Regarding health-check: I fully agree that the socket-solution is far from ideal and should be extended to actually test something. It would be an option to use one of the normal endpoints, if you can guarantee that requests are answered in highload situations, instead of being terminated. If Orion receives a burst of requests, the connection pool gets exhausted and it start to reject connections. One of those connections is the health-check, that leads Kubernetes to think Orion is in a state from which it cannot recover by itself. But overall, Orion is able to work in that situation and can recover by working through its open connections and then continuing to accept new once. If the load is only a short-timed burst, the load will get lesser and nothing needs to be done. If the load stays high, Kubernetes can automatically mitigate this situation by scaling up(e.g. adding more instances of Orion). But due to the failing health-check, it assumes that Orion should be restarted to mitigate the problem, thus even making the situation worse. The information inside the summary traces would be what I'm looking for in a health check, but Kubernetes only supports 3 types of health-checks: http-requests, tcp-connections and commands(see https://kubernetes.io/docs/tasks/configure-pod-container/configure-liveness-readiness-startup-probes/). Wouldn't it be an option to map the information from the summary traces to an dedicated http-endpoint(running on a different thread-pool than the ngsi api), that can be used for health-checks?

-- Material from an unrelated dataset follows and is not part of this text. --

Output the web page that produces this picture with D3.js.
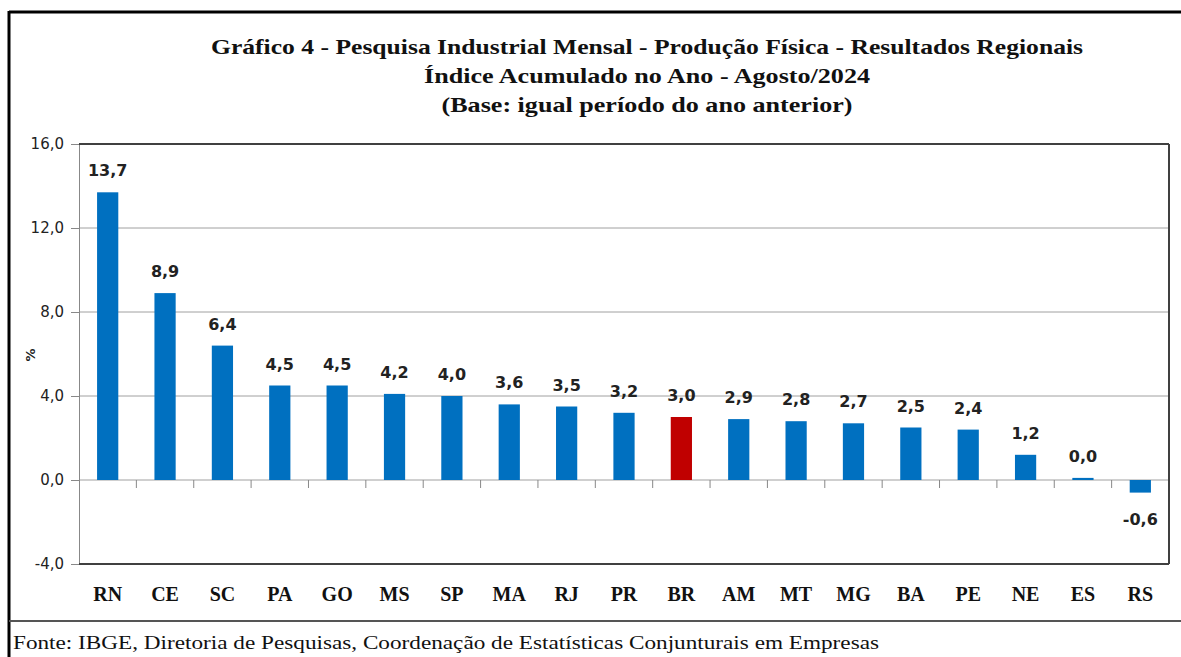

Regarding memory: Your right that it behaves the same way as without Kubernetes. But since Kubernetes is able to automatically mitigate resource pressure by horizontal scaling, it would be better if Orion does not simply die, but instead slow down until the system was able to react. I know from @kzangeli that this is a quite complex problem and might not worth the effort. The line you are refering to in the helm-chart is commented out, its best practice to not configure resource requests in a helm chart. We used 6, 12 and 48 GB in our load tests.

mapedraza commented 3 years ago

Regarding health-check: Since the information is available on the Orion logs, it is possible to parse and process it using bash commands to perform the health-check (we understnad that with the third supported type of kubernetes health-chack, command, a check based in a bash script that way can be implemented, right?). It is available right now. Is this solution right for you?

Regarding memory: Thanks for the clarification related with helm-chart recipes, Orion needs enought resources, just to clarify (as you mentioned, is not your problem). Setting an autoscalling thresholds that allows to spawn a new CB instance before the previuos one exhaust all the memory would let the first instance stay alive.